Barningham is a village in County Durham, in the Pennines of England.

History
Barningham is listed in Domesday Book as a property owned in 1066 by a Saxon lord, Thor, prior to the Norman conquest; by 1086, the ownership had transferred to Enisant Musard, with Count Alan of Brittany as a tenant.

Barningham is historically located in the North Riding of Yorkshire but along with the rest of the former Startforth Rural District it was transferred to County Durham for administrative and ceremonial purposes on 1 April 1974, under the provisions of the Local Government Act 1972.

Amenities
Barningham is a tranquil conservation village of around 60 houses. It has a large village green, a church, a stately hall occupied by a local landowning baronet, a village hall used by local interest groups and a recently restored pub.

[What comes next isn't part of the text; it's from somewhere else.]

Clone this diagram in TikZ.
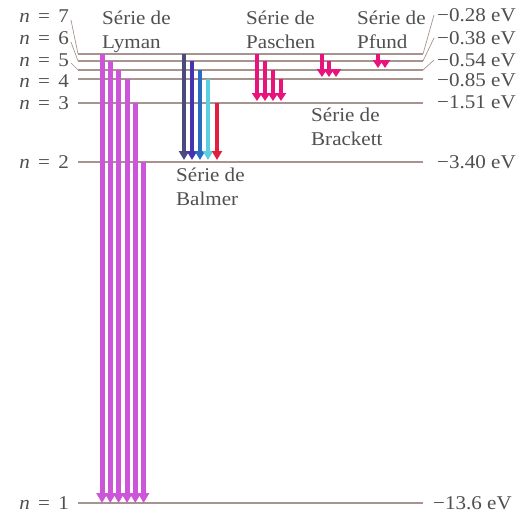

It is on the edge of moors stretching westwards to Cumbria and is a good base for walking the local dales and hills. The village has an enthusiastic local history society which runs a website and offers assistance to anyone trying to trace ancestors from the area.

Notable buildings
Barningham Park has been the home of the Milbank family since 1690. It is a Grade II* listed country house dating from the 15th century set in a 7000-acre estate.

The Milbank Arms is a Grade II listed public house built in the early 19th century and extensively rebuilt in 2019.  It was formerly on the Campaign for Real Ale's National Inventory of Historic Pub Interiors.